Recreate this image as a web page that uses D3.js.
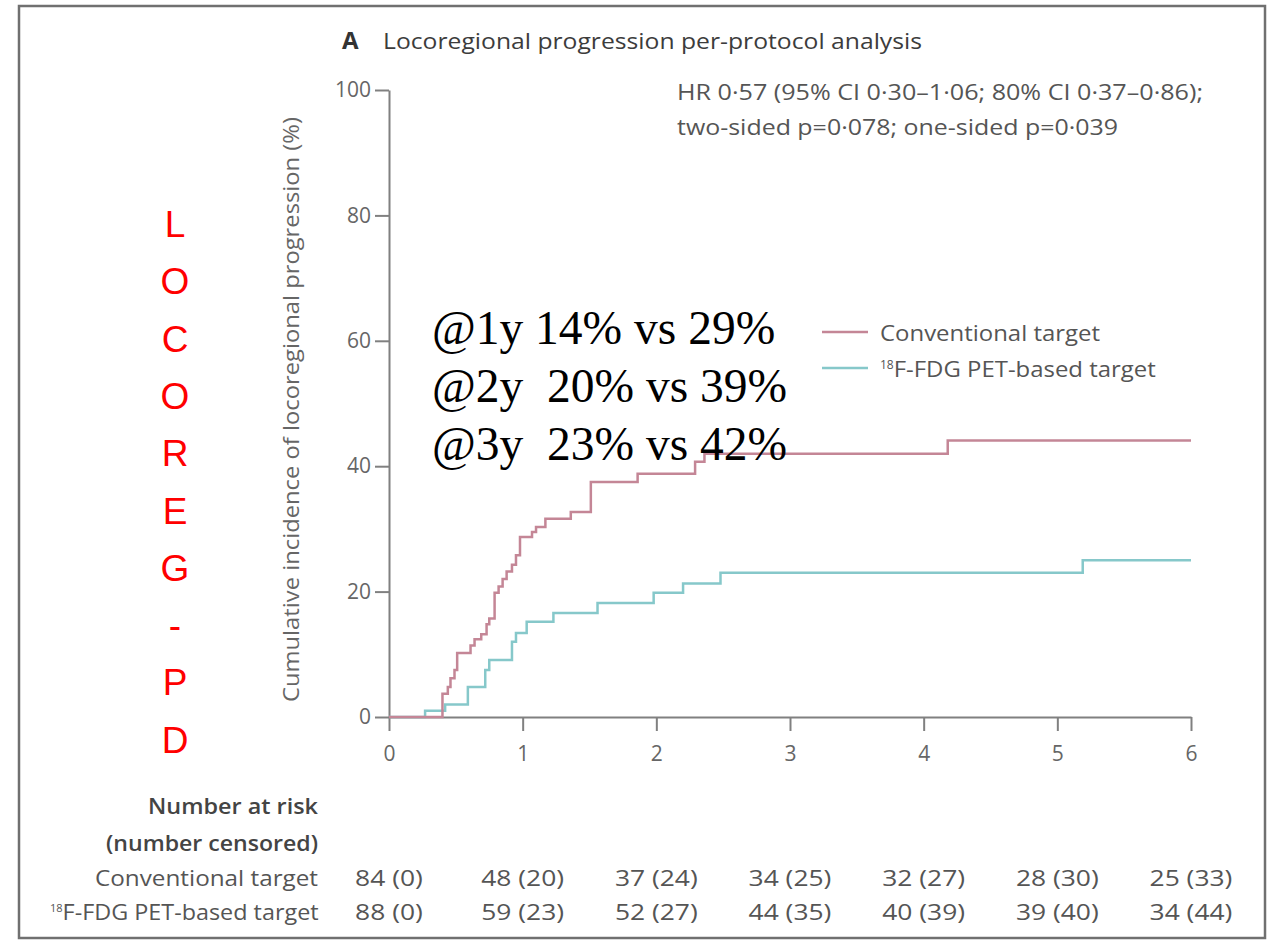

▬▬▬

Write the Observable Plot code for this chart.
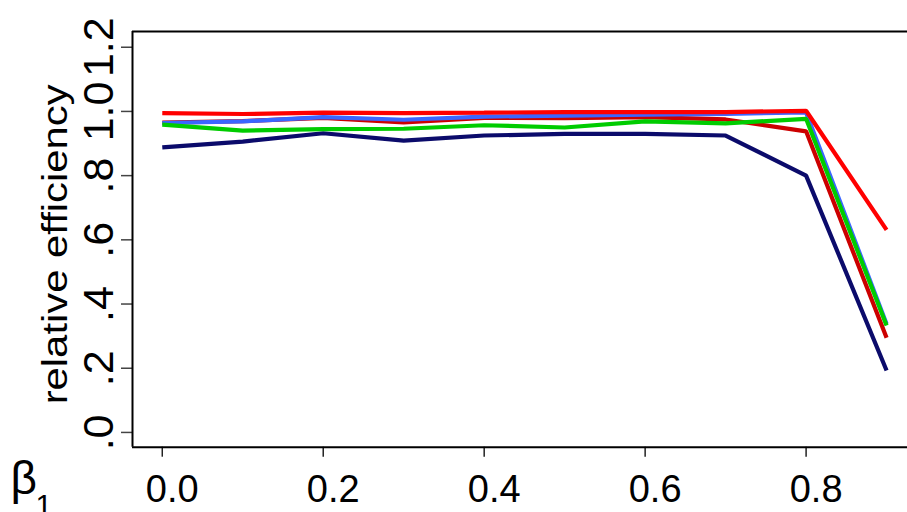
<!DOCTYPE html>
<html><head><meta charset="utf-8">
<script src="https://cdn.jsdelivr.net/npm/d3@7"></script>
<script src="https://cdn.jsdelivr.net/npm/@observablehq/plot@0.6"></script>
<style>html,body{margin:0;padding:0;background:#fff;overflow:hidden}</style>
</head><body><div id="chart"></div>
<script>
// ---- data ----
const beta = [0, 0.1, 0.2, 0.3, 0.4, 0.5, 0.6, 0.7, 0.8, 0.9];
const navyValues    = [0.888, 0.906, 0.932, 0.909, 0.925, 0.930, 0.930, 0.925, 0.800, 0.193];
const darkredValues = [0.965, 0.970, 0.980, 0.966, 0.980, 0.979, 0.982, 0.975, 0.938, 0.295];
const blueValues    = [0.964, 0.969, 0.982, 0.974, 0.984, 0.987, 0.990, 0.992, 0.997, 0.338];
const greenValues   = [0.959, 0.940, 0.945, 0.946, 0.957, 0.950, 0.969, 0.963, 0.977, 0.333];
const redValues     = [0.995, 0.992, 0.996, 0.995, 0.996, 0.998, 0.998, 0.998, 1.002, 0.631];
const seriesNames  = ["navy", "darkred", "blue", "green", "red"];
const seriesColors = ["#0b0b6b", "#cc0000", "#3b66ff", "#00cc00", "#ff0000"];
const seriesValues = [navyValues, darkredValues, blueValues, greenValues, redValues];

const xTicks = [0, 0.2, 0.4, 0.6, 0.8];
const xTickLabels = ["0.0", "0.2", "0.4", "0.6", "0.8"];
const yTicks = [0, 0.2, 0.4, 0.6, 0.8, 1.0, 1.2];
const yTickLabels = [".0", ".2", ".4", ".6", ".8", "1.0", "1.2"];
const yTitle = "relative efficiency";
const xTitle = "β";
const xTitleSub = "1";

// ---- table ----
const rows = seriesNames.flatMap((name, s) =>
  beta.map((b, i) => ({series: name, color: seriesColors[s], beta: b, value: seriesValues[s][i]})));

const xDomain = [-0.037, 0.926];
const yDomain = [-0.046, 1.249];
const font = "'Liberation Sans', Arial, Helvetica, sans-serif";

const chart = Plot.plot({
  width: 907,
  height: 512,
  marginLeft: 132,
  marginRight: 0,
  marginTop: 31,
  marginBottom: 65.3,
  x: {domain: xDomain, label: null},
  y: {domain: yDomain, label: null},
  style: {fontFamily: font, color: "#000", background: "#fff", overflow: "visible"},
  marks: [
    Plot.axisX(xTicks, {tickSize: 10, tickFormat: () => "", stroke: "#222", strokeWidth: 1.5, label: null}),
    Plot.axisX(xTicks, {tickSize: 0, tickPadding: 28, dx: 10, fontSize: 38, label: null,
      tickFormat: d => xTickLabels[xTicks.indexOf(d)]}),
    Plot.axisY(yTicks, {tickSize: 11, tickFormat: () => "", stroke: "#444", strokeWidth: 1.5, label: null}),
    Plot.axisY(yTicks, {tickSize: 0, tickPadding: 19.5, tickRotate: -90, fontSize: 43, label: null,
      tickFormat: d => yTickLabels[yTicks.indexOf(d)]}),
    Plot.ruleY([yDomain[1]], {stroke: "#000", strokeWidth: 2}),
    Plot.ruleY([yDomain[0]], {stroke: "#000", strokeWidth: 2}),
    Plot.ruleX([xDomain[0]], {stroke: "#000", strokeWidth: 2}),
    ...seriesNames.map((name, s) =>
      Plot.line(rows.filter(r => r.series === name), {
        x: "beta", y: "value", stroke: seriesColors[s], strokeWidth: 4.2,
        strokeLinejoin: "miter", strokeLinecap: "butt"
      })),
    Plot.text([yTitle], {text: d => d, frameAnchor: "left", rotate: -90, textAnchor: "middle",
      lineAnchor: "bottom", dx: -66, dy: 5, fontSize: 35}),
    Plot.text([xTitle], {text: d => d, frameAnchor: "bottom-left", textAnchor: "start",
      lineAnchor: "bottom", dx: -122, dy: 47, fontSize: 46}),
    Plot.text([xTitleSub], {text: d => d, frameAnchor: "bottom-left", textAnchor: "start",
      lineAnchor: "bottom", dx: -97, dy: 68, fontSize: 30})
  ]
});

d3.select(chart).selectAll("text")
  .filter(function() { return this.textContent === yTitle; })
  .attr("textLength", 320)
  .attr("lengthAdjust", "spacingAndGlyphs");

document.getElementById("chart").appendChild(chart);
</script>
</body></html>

▬▬▬

Problem statement – Which lines above hold the word "this"? Copy each of them.

Solution to the problem –
Recreate this image as a web page that uses D3.js.
Write the Observable Plot code for this chart.
  .filter(function() { return this.textContent === yTitle; })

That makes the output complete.